#### What you have to do
Where a line of the listing below includes the word "full", reproduce that line.
___ Records to process ___
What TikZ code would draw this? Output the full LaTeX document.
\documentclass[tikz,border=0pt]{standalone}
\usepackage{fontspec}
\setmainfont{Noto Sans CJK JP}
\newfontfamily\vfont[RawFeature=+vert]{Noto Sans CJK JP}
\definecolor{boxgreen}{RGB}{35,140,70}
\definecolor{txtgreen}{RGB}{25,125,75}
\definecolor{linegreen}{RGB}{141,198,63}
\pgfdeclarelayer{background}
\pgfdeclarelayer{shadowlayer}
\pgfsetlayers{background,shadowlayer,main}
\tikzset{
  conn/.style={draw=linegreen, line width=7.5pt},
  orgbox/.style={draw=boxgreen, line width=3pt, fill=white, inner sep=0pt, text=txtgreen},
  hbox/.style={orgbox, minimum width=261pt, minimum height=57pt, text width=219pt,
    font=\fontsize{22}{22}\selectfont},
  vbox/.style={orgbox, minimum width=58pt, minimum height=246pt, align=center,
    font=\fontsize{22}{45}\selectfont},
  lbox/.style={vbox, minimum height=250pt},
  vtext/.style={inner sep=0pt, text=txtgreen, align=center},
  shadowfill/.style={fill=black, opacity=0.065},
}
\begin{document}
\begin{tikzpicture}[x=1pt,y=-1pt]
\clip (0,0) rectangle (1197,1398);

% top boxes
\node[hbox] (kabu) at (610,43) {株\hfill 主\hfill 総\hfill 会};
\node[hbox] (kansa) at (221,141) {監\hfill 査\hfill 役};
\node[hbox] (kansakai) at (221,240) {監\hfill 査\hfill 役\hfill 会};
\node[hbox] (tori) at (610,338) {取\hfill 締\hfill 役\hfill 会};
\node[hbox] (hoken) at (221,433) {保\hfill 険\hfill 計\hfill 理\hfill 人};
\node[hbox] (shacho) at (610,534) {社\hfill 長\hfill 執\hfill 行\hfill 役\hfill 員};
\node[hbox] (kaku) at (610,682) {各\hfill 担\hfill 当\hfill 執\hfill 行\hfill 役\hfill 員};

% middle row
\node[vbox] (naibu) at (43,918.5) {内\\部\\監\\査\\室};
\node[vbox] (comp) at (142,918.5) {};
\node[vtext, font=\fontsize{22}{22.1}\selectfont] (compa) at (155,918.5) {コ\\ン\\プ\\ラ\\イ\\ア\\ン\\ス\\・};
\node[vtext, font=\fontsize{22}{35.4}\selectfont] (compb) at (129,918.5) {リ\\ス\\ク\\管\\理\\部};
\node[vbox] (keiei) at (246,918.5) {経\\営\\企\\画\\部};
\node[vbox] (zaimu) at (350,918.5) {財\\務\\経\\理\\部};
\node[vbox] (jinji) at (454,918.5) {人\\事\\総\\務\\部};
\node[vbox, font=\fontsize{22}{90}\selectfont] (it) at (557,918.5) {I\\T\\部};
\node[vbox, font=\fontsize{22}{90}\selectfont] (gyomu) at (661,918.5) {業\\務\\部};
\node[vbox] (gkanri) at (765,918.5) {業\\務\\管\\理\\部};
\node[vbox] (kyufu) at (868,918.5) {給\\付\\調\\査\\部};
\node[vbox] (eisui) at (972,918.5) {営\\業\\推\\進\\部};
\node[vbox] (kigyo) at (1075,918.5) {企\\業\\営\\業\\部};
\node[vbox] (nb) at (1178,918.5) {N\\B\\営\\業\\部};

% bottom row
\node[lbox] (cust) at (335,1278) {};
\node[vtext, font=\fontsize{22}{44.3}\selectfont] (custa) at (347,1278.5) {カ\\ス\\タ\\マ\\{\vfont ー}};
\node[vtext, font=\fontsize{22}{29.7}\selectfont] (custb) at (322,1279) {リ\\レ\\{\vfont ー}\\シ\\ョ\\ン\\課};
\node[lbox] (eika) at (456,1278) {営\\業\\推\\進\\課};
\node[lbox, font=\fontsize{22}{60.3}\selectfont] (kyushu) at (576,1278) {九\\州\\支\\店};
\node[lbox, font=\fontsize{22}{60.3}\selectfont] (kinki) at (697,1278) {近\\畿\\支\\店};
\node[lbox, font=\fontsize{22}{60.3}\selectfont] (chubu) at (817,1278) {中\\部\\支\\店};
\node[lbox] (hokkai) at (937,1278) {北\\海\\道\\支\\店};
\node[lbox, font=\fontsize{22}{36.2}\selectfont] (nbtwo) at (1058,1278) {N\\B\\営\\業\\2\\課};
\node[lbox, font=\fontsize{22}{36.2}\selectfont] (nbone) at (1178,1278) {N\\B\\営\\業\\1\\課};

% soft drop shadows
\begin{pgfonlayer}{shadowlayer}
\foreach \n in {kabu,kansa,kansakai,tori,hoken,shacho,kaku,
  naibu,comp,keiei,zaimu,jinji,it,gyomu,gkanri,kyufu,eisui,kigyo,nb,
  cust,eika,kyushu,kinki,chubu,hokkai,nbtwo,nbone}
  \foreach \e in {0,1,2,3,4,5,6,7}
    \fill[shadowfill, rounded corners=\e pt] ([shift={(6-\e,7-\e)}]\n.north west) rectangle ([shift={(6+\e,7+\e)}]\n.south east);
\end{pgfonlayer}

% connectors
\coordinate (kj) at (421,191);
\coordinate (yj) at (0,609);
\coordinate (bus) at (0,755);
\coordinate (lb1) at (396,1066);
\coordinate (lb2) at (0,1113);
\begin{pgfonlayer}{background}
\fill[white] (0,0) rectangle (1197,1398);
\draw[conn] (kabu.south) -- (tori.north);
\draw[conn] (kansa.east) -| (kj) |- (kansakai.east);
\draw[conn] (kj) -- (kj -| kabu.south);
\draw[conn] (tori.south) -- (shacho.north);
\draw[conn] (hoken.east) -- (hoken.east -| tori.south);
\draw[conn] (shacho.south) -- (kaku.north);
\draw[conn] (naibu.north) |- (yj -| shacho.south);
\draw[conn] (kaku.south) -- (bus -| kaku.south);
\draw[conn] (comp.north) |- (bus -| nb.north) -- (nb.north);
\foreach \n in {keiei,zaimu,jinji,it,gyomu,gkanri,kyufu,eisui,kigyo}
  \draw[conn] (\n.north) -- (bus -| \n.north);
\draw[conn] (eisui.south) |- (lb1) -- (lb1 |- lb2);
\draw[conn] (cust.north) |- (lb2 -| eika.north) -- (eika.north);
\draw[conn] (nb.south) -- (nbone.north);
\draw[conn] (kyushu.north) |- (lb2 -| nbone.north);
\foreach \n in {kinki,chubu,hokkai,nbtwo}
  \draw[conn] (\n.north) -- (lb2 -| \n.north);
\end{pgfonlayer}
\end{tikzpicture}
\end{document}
___
___ Records to process ___
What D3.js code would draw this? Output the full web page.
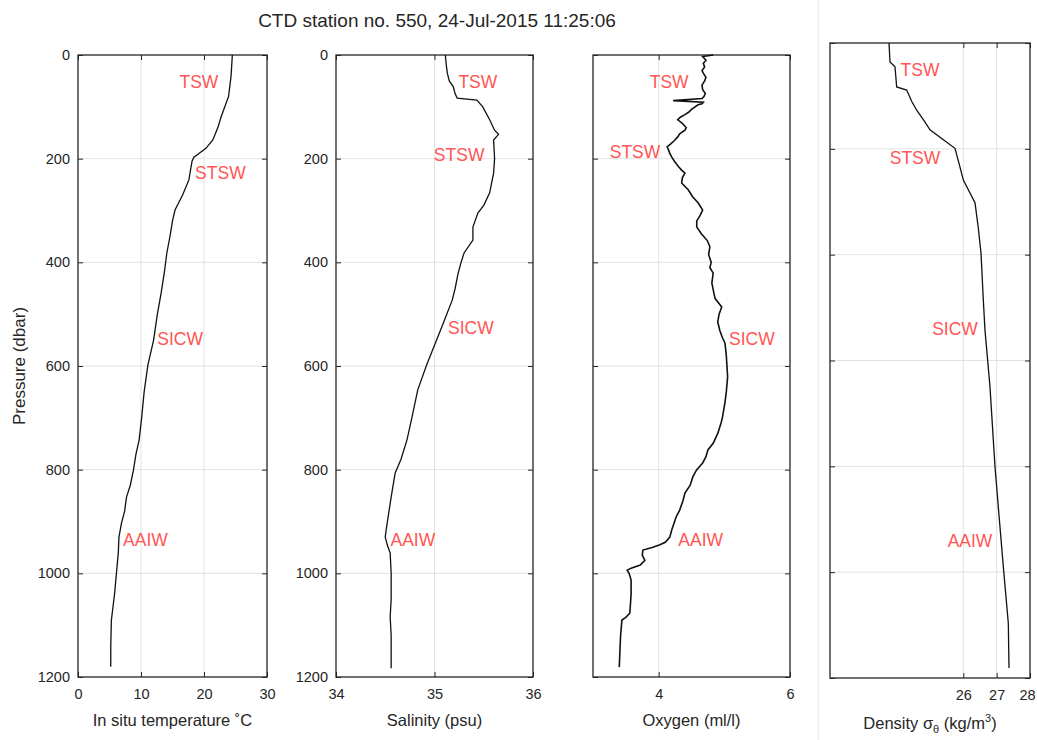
___
#### Worked answer
What TikZ code would draw this? Output the full LaTeX document.
What D3.js code would draw this? Output the full web page.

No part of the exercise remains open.